Forestry Sector Supports Wood Energy
Forestry Sector Supports Wood Energy
“I get by, with a little help from my friends; Oh, I’m gonna try, with a little help from my friends…” (Beatles, 1967).
During these “slack” times, the most encouraging development affecting Maine’s four heating pellet manufacturers may be the solidarity being extended by our state’s much larger forest products industry.
This appears to mirror the increased support being provided by national forestry organizations for the pellet industry’s BTU Act, now pending in Congress.
When the pellet industry in Maine started up eight years ago, other forest product sectors were less than enthusiastic. We were regarded as competitors for fiber, potentially driving up costs for our state’s large pulp and paper industry. Five of these pulp and paper manufacturers have since closed. Maine now has a surplus of softwood fiber. Our stud mills are knocking on doors, looking for sawdust customers. Our biomass electric firms are operating only thanks to legislative intervention. Logging contractors are struggling to keep their best employees working. Our four heating pellet producers are now viewed as critical to the forest products infrastructure.
The loss of 5,000 jobs in the Maine forest industry generated an effective intervention by Maine’s U.S. Sens. Susan Collins and Angus King. Federal agencies have responded by creating the “Maine Forest Economy Growth Initiative,” and, in March of this year, a charge to develop a Roadmap for Maine’s Forest Sector. Part of this roadmap has been assigned to a combined heat and power (CHP)/biomass committee, with the objective of “growing markets for low-value underutilized wood and biomass.”
This committee recently met for the first time, and elected as chair Robert Linkletter, co-owner of the Maine Woods Pellet Co., which now includes a state-of-the-art CHP plant. The committee established its top priority—generating a third-party study of the benefits of adding thermal energy to Maine’s renewable energy credit portfolio. Such legislation is already pending before our legislature’s energy committee, but has lacked the detailed backup data that enabled passage of similar measures in neighboring New Hampshire and Massachusetts. The committee, which has a decent budget, adjourned with agreement on procedure to obtain the desired report prior to reconvening of the Maine legislature in January.
So what’s new here? The fact that attention to wood energy now has support from the entire forestry sector. Previously, as one paper industry member stated at the committee meeting, “Our guys looked at renewable energy credits for producing wood heat as something from the pellet guys, which would drive up our electricity costs.” Now, with New Hampshire’s experience showing that adding thermal generation into renewable energy credits can actually reduce the cost of electricity for large users, we believe the legislature will be more receptive.

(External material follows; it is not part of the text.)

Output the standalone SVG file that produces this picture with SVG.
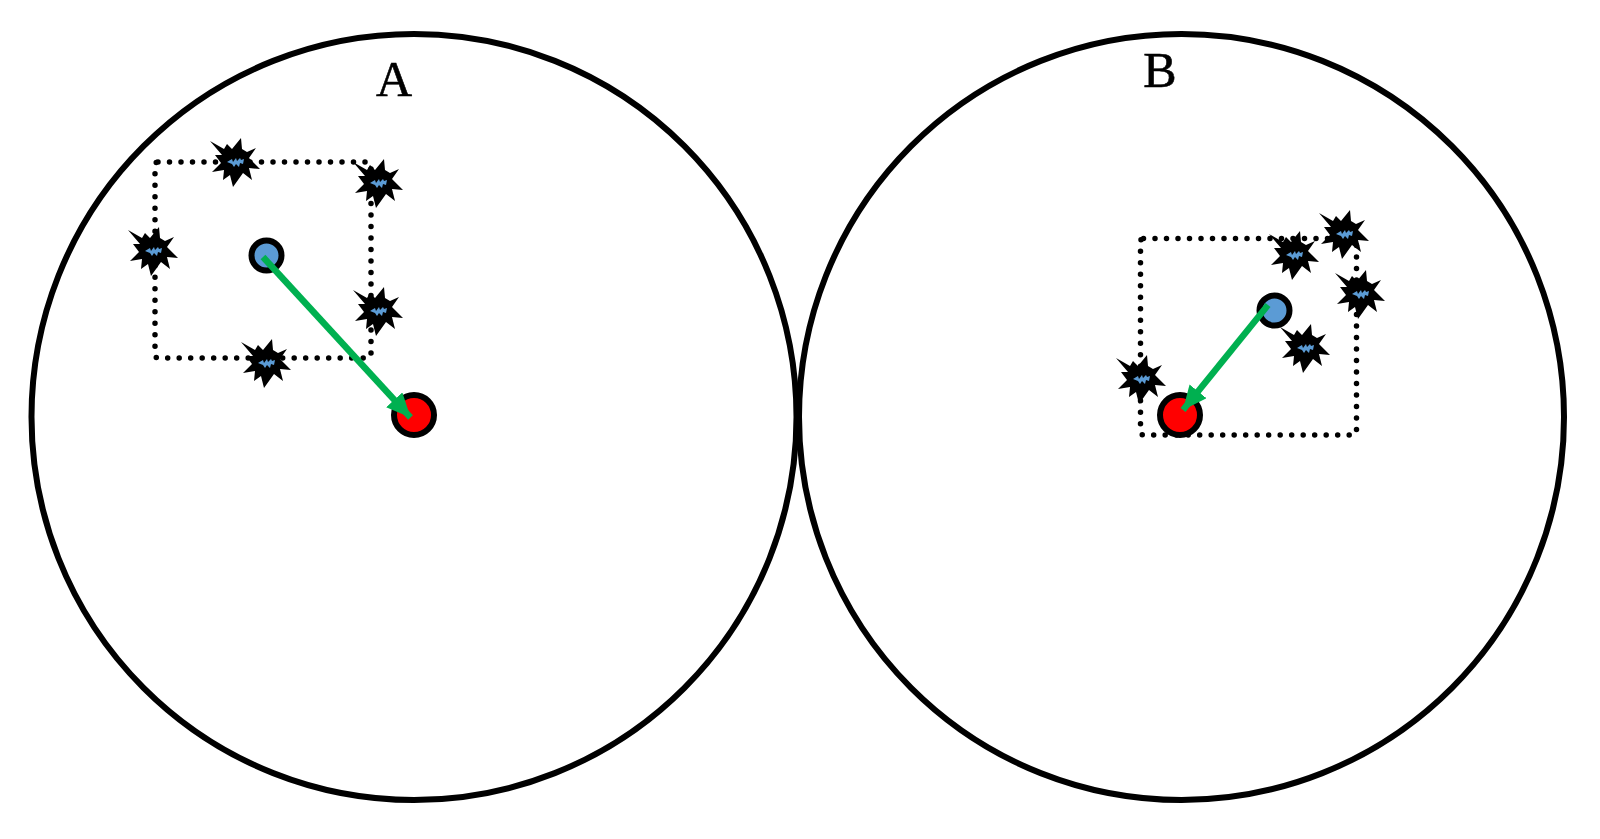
<svg xmlns="http://www.w3.org/2000/svg" width="1600" height="839" viewBox="0 0 1600 839">
<style>
.ring{fill:none;stroke:#000;stroke-width:6}
.box{fill:none;stroke:#000;stroke-width:5.5;stroke-linecap:round;stroke-dasharray:0 11.5}
.blue{fill:#5b9bd5;stroke:#000;stroke-width:6}
.red{fill:#f00;stroke:#000;stroke-width:6}
.arrow{fill:none;stroke:#00b050;stroke-width:6.5;marker-end:url(#head)}
.label{font-family:"Liberation Serif",serif;font-size:50px;fill:#000;stroke:#000;stroke-width:.6;text-anchor:middle}
</style>
<defs>
<marker id="head" markerUnits="userSpaceOnUse" markerWidth="26" markerHeight="24" refX="24" refY="11" orient="auto">
<path d="M0 0L24 11L0 22Z" fill="#00b050"/>
</marker>
<g id="star">
<polygon fill="#000" points="-25,-21 -11,-13 -8,-18 -3,-13 6,-24 7,-13 12,-10 21,-14 14,-4 25,7 14,6 17,18 8,11 -2,25 -5,13 -12,18 -11,8 -23,10 -14,1 -20,-7 -13,-7"/>
<path d="M-8,0L-3,-3L-2,0L1,-4L2,-1L5,-4L6,-2L9,-3L8,2L5,1L4,5L1,2L-1,5L-3,2Z" fill="#5b9bd5"/>
</g>
</defs>
<g id="circle-a"><ellipse class="ring" cx="414" cy="417" rx="382.500" ry="383"/></g>
<g id="circle-b"><ellipse class="ring" cx="1181.500" cy="417" rx="382.500" ry="383"/></g>
<text class="label" x="394" y="96">A</text>
<text class="label" x="1160" y="87">B</text>
<g id="box-a"><rect class="box" x="155" y="162" width="216" height="196" rx="3"/></g>
<g id="box-b"><rect class="box" x="1140.500" y="238.500" width="216" height="196.500" rx="3"/></g>
<g id="stars-a">
<use id="a1" href="#star" x="235" y="162"/>
<use id="a2" href="#star" x="378" y="183"/>
<use id="a3" href="#star" x="153" y="251"/>
<use id="a4" href="#star" x="378" y="311"/>
<use id="a5" href="#star" x="266" y="363"/>
</g>
<g id="stars-b">
<use id="b1" href="#star" x="1294" y="255"/>
<use id="b2" href="#star" x="1344" y="234"/>
<use id="b3" href="#star" x="1360" y="294"/>
<use id="b4" href="#star" x="1305" y="348"/>
<use id="b5" href="#star" x="1141" y="379"/>
</g>
<g id="node-blue-a"><circle class="blue" cx="266.500" cy="255.500" r="15"/></g>
<g id="node-red-a"><circle class="red" cx="414" cy="415" r="20"/></g>
<g id="node-blue-b"><circle class="blue" cx="1274.500" cy="310.500" r="15"/></g>
<g id="node-red-b"><circle class="red" cx="1180" cy="415" r="20"/></g>
<g id="connectors">
<line class="arrow" x1="263" y1="257" x2="410.500" y2="417.500"/>
<line class="arrow" x1="1268" y1="305" x2="1183" y2="410"/>
</g>
</svg>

Conversations with the larger forest industry have also brought out opportunities for pellet heating proponents to adapt our approach. First, at least in Maine, the committee quickly decided to avoid use of the word “biomass.” This aversion results, in large part, from the failure of one of Maine’s two biomass electric firms, Stored Solar, to pay logging contractors as scheduled. This failure has generated considerable adverse publicity, particularly given the fact that public funds are being used to support biomass electric. Our committee now talks about “wood energy.”
Second, foresters have made it clear that discussing wood heat and the environment, in terms of greenhouse gas reduction, is too limited. With healthy forests also protecting clean water supplies and wildlife habitat, as well as air quality, foresters prefer talking about “all the environmental benefits of forestry.”
Working on the Roadmap for Maine’s Forest Sector was a refreshing contrast with the previous week’s meeting, convened by our governor’s energy office’s similarly named group, the “Maine Energy Roadmap Project.” This gathering consisted of representatives of every energy sector, including advocates for saving energy with better building “envelopes.” The discussion, with every sector jockeying for position before the governor’s energy office, was that of a verbal firing squad.
Eight years ago, when heating oil was spiking towards $4 per gallon, Maine’s position as the most heavily forested, most oil-dependent state in the nation was enviable, from the vantage point of our emerging wood pellet industry. Since then, state governments in New Hampshire, Vermont and now Massachusetts, have surpassed us with renewable energy programs that include wood heat. We can be a little envious, or we can look around and recognize that we remain the Pine Tree State, the wood basket of the Northeast. As summer recedes and our citizens are reminded that forestry provides more year-round jobs than tourism, we can be optimistic.